The photoisomerization of 11‐cis‐retinal protonated schiff base in gas phase: Insight from spin‐flip density functional theory

Abstract

This extensive theoretical study employed the spin-flip density functional theory (SFDFT) method to investigate the photoisomerization of 11-cis-retinal protonated Schiff base (PSB11) and its minimal model tZt-penta-3,5-dieniminium cation (PSB3). Our calculated results indicate that SFDFT can perform very well in describing the ground- and excited-state geometries of PSB3 and PSB11. We located the conical intersection (CI) point and constructed the photoisomerization reaction path of PSB3 and PSB11 by using the SFDFT method. To further verify the SFDFT results, we computed the energy profiles along the constructed linearly interpolated internal coordinate (LIIC) pathways by using high-level theoretical methods, such as the EOM-CCSD, CR-EOM-CCSD(T), CASPT2, NEVPT2, and XMCQDPT2 methods.
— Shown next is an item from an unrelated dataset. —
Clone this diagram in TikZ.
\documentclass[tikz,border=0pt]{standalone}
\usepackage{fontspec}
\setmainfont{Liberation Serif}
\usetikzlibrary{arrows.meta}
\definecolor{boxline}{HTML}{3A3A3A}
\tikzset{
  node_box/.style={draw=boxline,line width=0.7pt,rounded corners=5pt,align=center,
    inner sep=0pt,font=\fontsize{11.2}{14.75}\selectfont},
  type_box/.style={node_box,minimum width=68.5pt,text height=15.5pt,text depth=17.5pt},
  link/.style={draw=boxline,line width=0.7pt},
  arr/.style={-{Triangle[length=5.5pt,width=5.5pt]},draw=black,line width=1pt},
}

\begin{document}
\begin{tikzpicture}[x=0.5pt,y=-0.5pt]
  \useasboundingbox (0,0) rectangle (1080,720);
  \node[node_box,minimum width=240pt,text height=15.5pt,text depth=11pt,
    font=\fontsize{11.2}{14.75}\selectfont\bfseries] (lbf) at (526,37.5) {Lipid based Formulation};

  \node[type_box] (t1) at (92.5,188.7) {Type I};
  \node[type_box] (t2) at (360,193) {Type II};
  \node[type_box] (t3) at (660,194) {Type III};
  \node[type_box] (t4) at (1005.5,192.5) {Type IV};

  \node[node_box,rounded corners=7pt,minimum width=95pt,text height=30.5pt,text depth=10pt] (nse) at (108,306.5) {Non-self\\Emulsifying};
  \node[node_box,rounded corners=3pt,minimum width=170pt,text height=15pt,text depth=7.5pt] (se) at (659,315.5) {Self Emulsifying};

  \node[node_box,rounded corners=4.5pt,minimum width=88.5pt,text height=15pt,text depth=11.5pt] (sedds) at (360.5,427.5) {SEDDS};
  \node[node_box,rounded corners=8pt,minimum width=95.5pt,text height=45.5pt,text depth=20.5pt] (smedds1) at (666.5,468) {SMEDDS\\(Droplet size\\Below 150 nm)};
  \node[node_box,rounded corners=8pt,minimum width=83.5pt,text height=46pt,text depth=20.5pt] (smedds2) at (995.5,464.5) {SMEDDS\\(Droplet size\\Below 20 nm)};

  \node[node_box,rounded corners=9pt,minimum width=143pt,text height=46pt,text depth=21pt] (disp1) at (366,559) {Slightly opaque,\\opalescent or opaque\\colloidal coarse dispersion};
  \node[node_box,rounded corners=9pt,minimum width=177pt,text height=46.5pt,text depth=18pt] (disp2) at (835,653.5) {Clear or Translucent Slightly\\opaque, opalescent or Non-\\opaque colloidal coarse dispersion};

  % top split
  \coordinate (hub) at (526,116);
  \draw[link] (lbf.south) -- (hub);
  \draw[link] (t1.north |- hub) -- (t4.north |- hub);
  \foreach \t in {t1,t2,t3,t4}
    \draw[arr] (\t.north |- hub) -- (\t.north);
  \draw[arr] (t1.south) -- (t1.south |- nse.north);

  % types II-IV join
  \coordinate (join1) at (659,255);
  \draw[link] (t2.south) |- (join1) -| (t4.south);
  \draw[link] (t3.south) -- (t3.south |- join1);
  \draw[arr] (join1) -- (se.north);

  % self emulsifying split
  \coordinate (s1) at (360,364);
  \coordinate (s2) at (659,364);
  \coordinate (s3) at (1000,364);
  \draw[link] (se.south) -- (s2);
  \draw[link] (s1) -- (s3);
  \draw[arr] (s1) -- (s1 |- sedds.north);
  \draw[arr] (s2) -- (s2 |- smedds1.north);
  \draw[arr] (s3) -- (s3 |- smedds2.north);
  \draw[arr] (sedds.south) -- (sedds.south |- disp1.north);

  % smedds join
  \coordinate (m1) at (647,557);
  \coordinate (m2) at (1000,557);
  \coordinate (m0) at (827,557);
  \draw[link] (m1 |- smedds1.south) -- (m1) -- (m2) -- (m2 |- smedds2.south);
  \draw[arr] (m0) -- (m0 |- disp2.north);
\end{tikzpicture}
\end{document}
The SFDFT method predicts that the photoisomerization of PSB3 is barrierless, in accordance with previous complete-active-space self-consistent-field (CASSCF) results. However, an energy barrier is predicted along the LIIC pathways of PSB11. This finding is different from previous CASSCF results and may indicate that the photoisomerization of PSB11 in gas phase is similar to that in solution. However, the higher spin contamination of the SFDFT method in the vicinity of the CI point caused the located CI geometry to deviate from that of the real CI. In addition, the LIIC pathways are only approximations to the minimum energy path (MEP). Thus, further experimental and theoretical studies are needed to verify the existence of an energy barrier along the photoisomerization reaction path of PSB11 in gas phase.